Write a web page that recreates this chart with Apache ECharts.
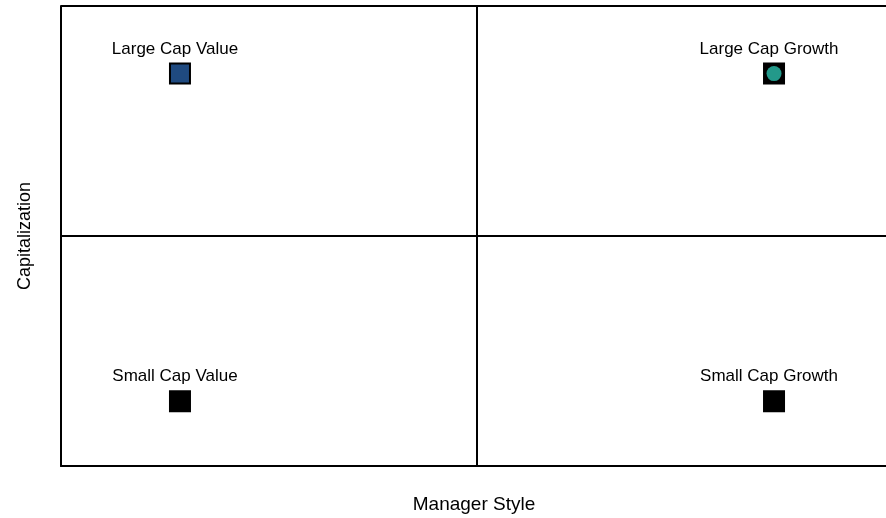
<!DOCTYPE html>
<html>
<head>
<meta charset="utf-8">
<script src="https://cdn.jsdelivr.net/npm/echarts@6/dist/echarts.min.js"></script>
<style>
  html, body { margin: 0; padding: 0; background: #fff; }
  #chart { width: 886px; height: 518px; }
</style>
</head>
<body>
<div id="chart"></div>
<script>
// the four style boxes
const styleNames = ['Large Cap Value', 'Large Cap Growth', 'Small Cap Value', 'Small Cap Growth'];
const managerStyle = [0.143, 0.857, 0.143, 0.857];   // x
const capitalization = [0.853, 0.853, 0.141, 0.141]; // y

const fills = ['#1f4a80', '#000000', '#000000', '#000000'];

const chart = echarts.init(document.getElementById('chart'));

const lineStyle = { color: '#000', width: 2 };

const option = {
  animation: false,
  textStyle: { fontFamily: 'Arial, "Liberation Sans", sans-serif' },
  grid: { left: 61, top: 6, width: 832, height: 460, outerBoundsMode: 'none', containLabel: false },
  xAxis: {
    type: 'value',
    min: 0,
    max: 1,
    interval: 0.5,
    name: 'Manager Style',
    nameLocation: 'middle',
    nameGap: 29,
    nameTextStyle: { fontSize: 19, color: '#000', padding: [0, 6, 0, 0] },
    axisLine: { lineStyle: lineStyle },
    axisTick: { show: false },
    axisLabel: { show: false },
    splitLine: { show: true, lineStyle: lineStyle }
  },
  yAxis: {
    type: 'value',
    min: 0,
    max: 1,
    interval: 0.5,
    name: 'Capitalization',
    nameLocation: 'middle',
    nameGap: 27,
    nameTextStyle: { fontSize: 18, color: '#000' },
    axisLine: { lineStyle: lineStyle },
    axisTick: { show: false },
    axisLabel: { show: false },
    splitLine: { show: true, lineStyle: lineStyle }
  },
  series: [
    {
      type: 'scatter',
      symbol: 'rect',
      symbolSize: 20,
      data: styleNames.map((n, i) => ({
        name: n,
        value: [managerStyle[i], capitalization[i]],
        itemStyle: { color: fills[i], borderColor: '#000', borderWidth: 2, opacity: 1 }
      })),
      label: {
        show: true,
        position: 'top',
        distance: 5,
        offset: [-5, 0],
        fontSize: 17,
        color: '#000',
        formatter: p => p.name
      },
      z: 3
    },
    {
      // teal dot on the growth box
      type: 'scatter',
      symbol: 'circle',
      symbolSize: 15,
      itemStyle: { color: '#23998a', opacity: 1 },
      data: [[managerStyle[1], capitalization[1]]],
      silent: true,
      z: 4
    }
  ]
};

chart.setOption(option);
</script>
</body>
</html>
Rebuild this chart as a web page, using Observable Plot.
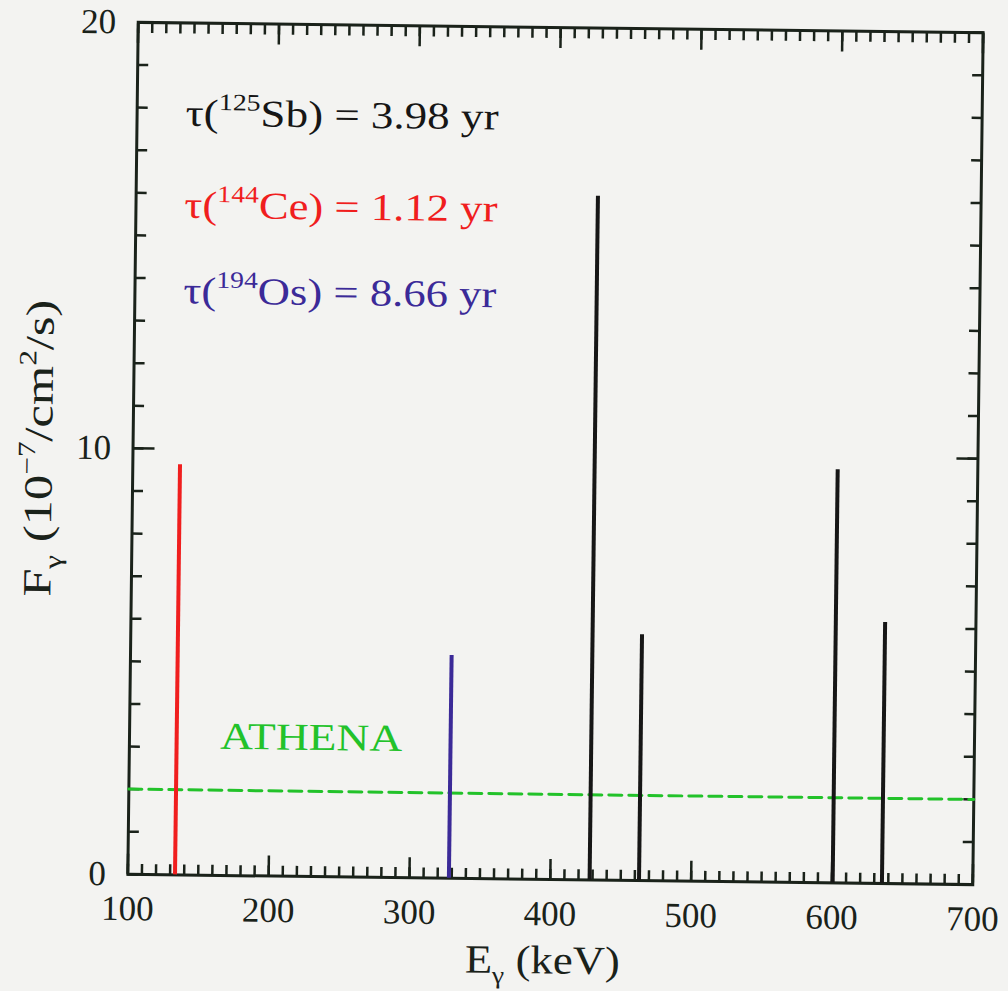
<!DOCTYPE html>
<html><head><meta charset="utf-8">
<script src="https://cdn.jsdelivr.net/npm/d3@7"></script>
<script src="https://cdn.jsdelivr.net/npm/@observablehq/plot@0.6"></script>
<style>
html,body{margin:0;padding:0;background:#f3f3f1;}
#chart svg{display:block;}
</style></head><body><div id="chart"></div>
<script>
// ---- data ----
const lineEnergy  = [133.5, 328.0, 427.9, 463.0, 600.5, 635.5];   // keV
const lineFlux    = [9.63, 5.23, 16.05, 5.77, 9.70, 6.13];          // 10^-7 /cm2/s
const lineNuclide = ["144Ce", "194Os", "125Sb", "125Sb", "125Sb", "125Sb"];
const nuclides       = ["125Sb", "144Ce", "194Os"];
const nuclideMass    = ["125", "144", "194"];
const nuclideElement = ["Sb", "Ce", "Os"];
const lifetimes      = ["3.98", "1.12", "8.66"];                    // yr
const nuclideColors  = ["#161616", "#f01e1e", "#3b2a98"];
const athenaEnergy = [100, 700];
const athenaFlux   = [2.0, 2.0];
const athenaLabel  = "ATHENA";
const xTickLabels = [100, 200, 300, 400, 500, 600, 700];
const yTickLabels = [0, 10, 20];
const xMinorTicks = d3.range(100, 701, 10);
const yMinorTicks = d3.range(0, 21, 1);

const frameColor = "#1a221a";
const green = "#22c22a";
const annotText = nuclides.map((n, i) => `τ(${nuclideMass[i]}${nuclideElement[i]}) = ${lifetimes[i]} yr`);
const xTitle = "Eγ (keV)";
const yTitle = "Fγ (10−7/cm2/s)";

const tickStyle = {stroke: frameColor, strokeWidth: 2.5, label: null, tickFormat: () => ""};

const marks = [
  Plot.frame({stroke: frameColor, strokeWidth: 3}),
  Plot.axisX(xMinorTicks, {anchor: "bottom", tickSize: -10, ...tickStyle}),
  Plot.axisX(xTickLabels, {anchor: "bottom", tickSize: -20, ...tickStyle}),
  Plot.axisX(xMinorTicks, {anchor: "top", tickSize: -10, ...tickStyle}),
  Plot.axisX(xTickLabels, {anchor: "top", tickSize: -20, ...tickStyle}),
  Plot.axisY(yMinorTicks, {anchor: "left", tickSize: -11, ...tickStyle}),
  Plot.axisY(yTickLabels, {anchor: "left", tickSize: -22, ...tickStyle}),
  Plot.axisY(yMinorTicks, {anchor: "right", tickSize: -11, ...tickStyle}),
  Plot.axisY(yTickLabels, {anchor: "right", tickSize: -22, ...tickStyle}),
  Plot.axisX(xTickLabels, {anchor: "bottom", tickSize: 0, tickPadding: 21, fontSize: 35, label: null}),
  Plot.axisY(yTickLabels, {anchor: "left", tickSize: 0, tickPadding: 22, fontSize: 35, label: null}),
  Plot.line(athenaEnergy, {x: d => d, y: (d, i) => athenaFlux[i], stroke: green, strokeWidth: 3, strokeDasharray: "13,7"}),
  Plot.text([athenaLabel], {x: 229, y: 3.26, text: d => d, fill: green, fontSize: 38, textAnchor: "middle", lineAnchor: "middle"}),
  Plot.text([xTitle], {frameAnchor: "bottom", dx: -7, dy: 94, text: d => d, fontSize: 40, lineAnchor: "bottom", textAnchor: "middle"}),
  Plot.text([yTitle], {frameAnchor: "left", dx: -81, dy: 1, rotate: -90, text: d => d, fontSize: 40, lineAnchor: "bottom", textAnchor: "middle"})
];
nuclides.forEach((n, k) => {
  const idx = lineEnergy.map((d, i) => i).filter(i => lineNuclide[i] === n);
  marks.push(Plot.ruleX(idx, {x: i => lineEnergy[i], y1: 0, y2: i => lineFlux[i], stroke: nuclideColors[k], strokeWidth: 4}));
});
const annotY = [17.59, 15.43, 13.42];
marks.push(Plot.text(annotText, {x: 134.4, y: (d, i) => annotY[i], text: d => d, fill: (d, i) => nuclideColors[i], fontSize: 38, textAnchor: "start", lineAnchor: "bottom"}));

const chart = Plot.plot({
  width: 1008, height: 991,
  marginLeft: 132.5, marginRight: 30.5, marginTop: 27, marginBottom: 112,
  x: {domain: [100, 700]},
  y: {domain: [0, 20]},
  color: {type: "identity"},
  style: {background: "transparent", fontFamily: "'Liberation Serif', 'Times New Roman', serif", fontSize: "32px", color: frameColor, overflow: "visible"},
  marks
});

// rich text (super/subscripts) and the wide lettering of the original
const rich = {};
annotText.forEach((s, i) => {
  rich[s] = {fs: 38, len: 313, parts: [{t: "τ("}, {t: nuclideMass[i], sup: true}, {t: `${nuclideElement[i]}) = ${lifetimes[i]} yr`}]};
});
rich[xTitle] = {fs: 40, len: 155, parts: [{t: "E"}, {t: "γ", sub: true}, {t: " (keV)"}]};
rich[yTitle] = {fs: 40, len: 297, parts: [{t: "F"}, {t: "γ", sub: true}, {t: " (10"}, {t: "−7", sup: true}, {t: "/cm"}, {t: "2", sup: true}, {t: "/s)"}]};
rich[athenaLabel] = {fs: 38, len: 182, parts: [{t: athenaLabel}]};
const NS = "http://www.w3.org/2000/svg";
for (const el of chart.querySelectorAll("text")) {
  const spec = rich[el.textContent];
  if (!spec) continue;
  el.textContent = "";
  let shift = 0;
  for (const p of spec.parts) {
    const ts = document.createElementNS(NS, "tspan");
    const target = p.sup ? -0.42 * spec.fs : p.sub ? 0.26 * spec.fs : 0;
    if (target !== shift) ts.setAttribute("dy", target - shift);
    shift = target;
    if (p.sup || p.sub) ts.setAttribute("font-size", 0.62 * spec.fs);
    ts.textContent = p.t;
    el.appendChild(ts);
  }
  el.setAttribute("textLength", spec.len);
  el.setAttribute("lengthAdjust", "spacingAndGlyphs");
}

chart.style.transformOrigin = "555px 453px";
chart.style.transform = "rotate(0.7deg)";
document.getElementById("chart").appendChild(chart);
</script></body></html>
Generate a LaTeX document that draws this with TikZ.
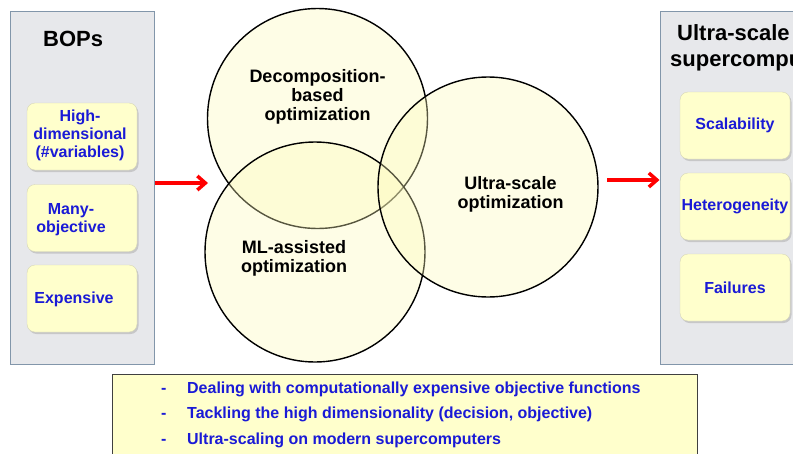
\documentclass[tikz,border=0pt]{standalone}
\usepackage{fontspec}
\setmainfont{Liberation Sans}
\usetikzlibrary{shadows,arrows.meta}
\definecolor{panelgray}{HTML}{E7E8EB}
\definecolor{panelline}{HTML}{8296AA}
\definecolor{boxyellow}{HTML}{FFFFCC}
\definecolor{boxline}{HTML}{D6D6B8}
\definecolor{textblue}{HTML}{1A1AD6}
\definecolor{circfill}{HTML}{FCF9B8}

\begin{document}
\begin{tikzpicture}[x=1pt, y=-1pt,
    panel/.style = {draw=panelline, fill=panelgray, line width=1pt, inner sep=0pt},
    item/.style = {draw=boxline, fill=boxyellow, rounded corners=8pt, inner sep=0pt,
      minimum width=110pt, minimum height=67pt, align=center, text=textblue,
      font=\bfseries\fontsize{16}{18}\selectfont,
      drop shadow={shadow xshift=1.5pt, shadow yshift=-2pt, fill=gray!60, opacity=0.6}},
    itemtext/.style = {align=center, text=textblue, inner sep=0pt,
      font=\bfseries\fontsize{16}{18}\selectfont},
    head/.style = {inner sep=0pt, font=\bfseries\fontsize{22}{26}\selectfont},
    venn/.style = {circle, draw=black, line width=1.4pt, fill=circfill, fill opacity=0.35,
      minimum size=220pt, inner sep=0pt},
    venntext/.style = {align=center, inner sep=0pt, font=\bfseries\fontsize{18}{19}\selectfont},
    redarrow/.style = {->, >={Straight Barb[length=8pt, width=14pt]}, red, line width=3.5pt},
    note/.style = {anchor=base west, inner sep=0pt, text=textblue,
      font=\bfseries\fontsize{16}{18}\selectfont}]
  \clip (0,0) rectangle (793,453);%picture size

  % left panel
  \node[panel, minimum width=144pt, minimum height=353pt] (bops) at (82,187.5) {};
  \node[head, anchor=base west] (bopshead) at (43,46.5) {BOPs};
  \node[item] (hd) at (82,136.5) {};
  \node[item] (mo) at (82,218) {};
  \node[item] (ex) at (82,298.5) {};
  \node[itemtext] (hdtext) at (80,135.5) {High-\\dimensional\\(\#variables)};
  \node[itemtext] (motext) at (71,220) {Many-\\objective};
  \node[itemtext] (extext) at (74,299) {Expensive};

  % right panel
  \node[panel, minimum width=150pt, minimum height=353pt] (usc) at (735,187.5) {};
  \node[head, anchor=base west] (uschead1) at (677,40.5) {Ultra-scale};
  \node[head, anchor=base west] (uschead2) at (670,66) {supercomputers};
  \node[item] (sc) at (735,125.5) {Scalability};
  \node[item] (he) at (735,206.5) {Heterogeneity};
  \node[item] (fa) at (735,287.5) {Failures};

  % venn
  \node[venn] (dec) at (317.5,118.5) {};
  \node[venn] (mla) at (315,252) {};
  \node[venn] (ult) at (488,187) {};
  \node[venntext] (dectext) at (317.5,97) {Decomposition-\\based\\optimization};
  \node[venntext] (ulttext) at (510.5,194) {Ultra-scale\\optimization};
  \node[venntext] (mlatext) at (294,258.5) {ML-assisted\\optimization};

  % arrows
  \coordinate (in) at (208,183);
  \coordinate (out) at (607,180);
  \draw[redarrow] (bops.east |- in) -- (in);
  \draw[redarrow] (out) -- (usc.west |- out);

  % bottom box
  \node[draw=black!75, fill=boxyellow, line width=1pt, anchor=north west, inner sep=0pt,
    minimum width=585pt, minimum height=100pt] (notes) at (112,374) {};
  \node[note] (n1) at (161,393.7) {\makebox[26pt][l]{-}Dealing with computationally expensive objective functions};
  \node[note] (n2) at (161,418.7) {\makebox[26pt][l]{-}Tackling the high dimensionality (decision, objective)};
  \node[note] (n3) at (161,444.7) {\makebox[26pt][l]{-}Ultra-scaling on modern supercomputers};
\end{tikzpicture}
\end{document}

☆ ☆ ☆ ☆ ☆ ☆ ☆

Quote, exactly and only, the lines from the first line of the data above through the line containing "color: '#000', width: 2". The pictures do not belong in it.

Write a web page that recreates this chart with Apache ECharts.
<!DOCTYPE html>
<html>
<head>
<meta charset="utf-8">
<script src="https://cdn.jsdelivr.net/npm/echarts@6/dist/echarts.min.js"></script>
<style>
  html, body { margin: 0; padding: 0; background: #fff; }
  #chart { width: 886px; height: 518px; }
</style>
</head>
<body>
<div id="chart"></div>
<script>
// the four style boxes
const styleNames = ['Large Cap Value', 'Large Cap Growth', 'Small Cap Value', 'Small Cap Growth'];
const managerStyle = [0.143, 0.857, 0.143, 0.857];   // x
const capitalization = [0.853, 0.853, 0.141, 0.141]; // y

const fills = ['#1f4a80', '#000000', '#000000', '#000000'];

const chart = echarts.init(document.getElementById('chart'));

const lineStyle = { color: '#000', width: 2 };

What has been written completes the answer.